Using phrases as a topic model instead let’s us use the presence of a phrase in a document as it being a member of that topic. For example, a review from the Amazon reviews dataset, with learned phrases highlighted:

We can see useful keywords in there, like “DVR” and “playback”, but the found phrases like remote viewing and Blue Iris provide deeper, more specific subjects, while being low enough cardinality to keep our indexes reasonable.

To learn and label these phrases we’ll use Collocation, which works by comparing the frequency of word pairs to their individual word frequencies. Simply put, a pair of words will be learned as a phrase - like “remote viewing” - if the two words together are common enough relative to them showing up alone in other cases. This helps discourage discovery of phrases with common words like “a” and “the”, which generally dont add much understanding, and ensures that rare words aren’t penalized for occurring less. gensim, the library we’ll be using to learn phrases, implements this as such:

phrase?(a, b) = (f(a, b) - min_count) / f(a) / f(b) > threshold

Where f(a, b) is the count of words a and b together, f(a) is the count of word a individually, and threshold is score threshold that controls how much more common that the individual words the combination needs to be - generally it’s around 10.

Past labeling documents with the phrases, we can use significance scoring against the rest of the documents to highlight the phrases that most define a subset of the data, helping humans dig into the driving factors of behavior they want to understand or affect. This strategy of using significance scoring to pick phrases to describe a subset ends up being very versatile, providing valuable summaries even down into the tens of documents being summarized.

Learning Phrases With Partitioned Collocation

There’s just one piece left here: collocation starts to provide worse results as it is applied to larger and larger datasets. Generally what happens is that the data scientist uses collocation on a small sample dataset, finds good results, and applies it to the whole dataset. However, upon inspecting the phrase-labeled documents, she finds that they suddenly lack the specific phrases that were most useful in the small dataset experiment.

What is happening here is that the text data is not actually from a single distribution, but from many. The data scientist likely built the small dataset from one category with a relatively consistent word-pair distribution.
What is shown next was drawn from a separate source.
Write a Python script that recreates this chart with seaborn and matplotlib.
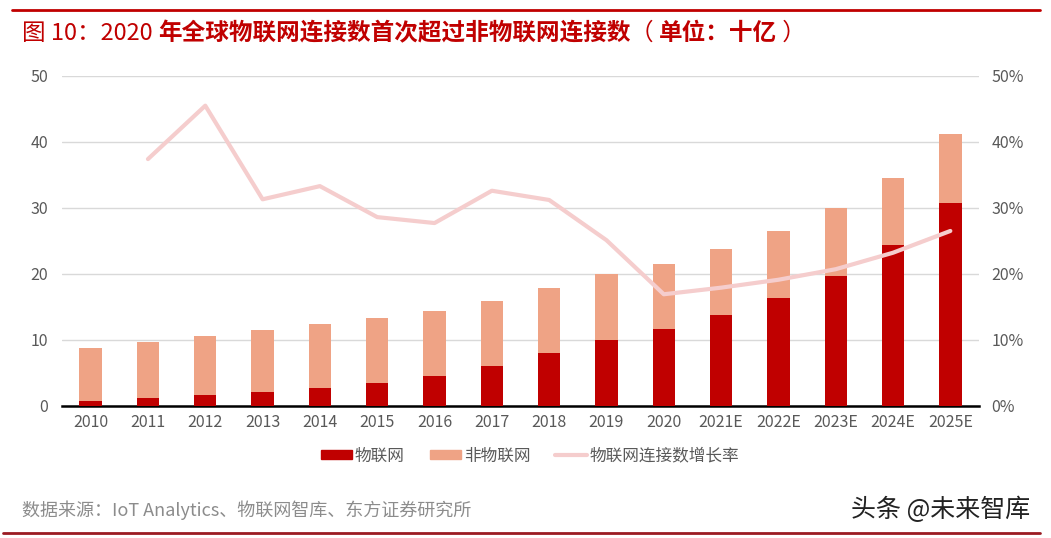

Unfortunately, applying a single collocation model to all of the categories has the same effect of mixing too many paints: you’re left with muddy results lacking the interesting bits that made each category special.

Fortunately, there is an exceedingly simple solution to this: learning a phrase model for each partition of the data. In learning phrases from the Amazon reviews dataset, partitioning by product category and review rating proves to maintain interesting phrases as you scale to include more categories:

Reviews Partitioning First Document Phrases
10k None 16 channel 4 channels as advertised blue iris didn’t expect port forwarding remote viewing static ip third party will likely
1000k None blue iris port forwarding static ip third party
1000k Category, Rating 16 channel 4 channels as advertised blue iris ip address port forwarding remote viewing static ip they advertise third party

Above we tabulate the data size, partitioning, and phrases that match the first document, demonstrating how phrases are lost as more categories are added. Blue phrases are those learned by the unpartitioned model on the whole dataset, with orange as the others. Showing the phrases labeled inline, colored accordingly:

In this partitioned learning strategy, each document matches at least one partition - for instance, the “Camera” category and the the “1 Star” category - and the review text is added to a dataset for each partition. Then, phrase models are learned for each partition, and combined at the end. Luckily, these partitions are usually obvious to humans, so fairly easy to pick the correct partitioning functions ahead of time.

Phrase Significance

The cherry on top for phrase topic modeling comes with significance scoring. With per-phrase significance scoring, A non-technical human can describe some behavior they want to explain via a query to a search engine, and have the results explained with the phrases that show up more in their results than those that don’t match.

It is not the most common phrases that are usually interesting, but rather the phrases that most correlate with the behavior in question. By indexing the documents in Elasticsearch, these correlations can be approximated with the “significant terms” query, showing not just what phrases are special about a category, but also about an arbitrary group of documents that match a query we provide.

The Elasticsearch + phrase detection backend can be used with great affect to help humans understand and take action on all kinds of “text with metadata”-type data. It can be applied to help forum managers moderate and understand their community, social media managers understand the subjects their following cares most about, and product managers prioritize a backlog or dig into a drop in sales or ratings.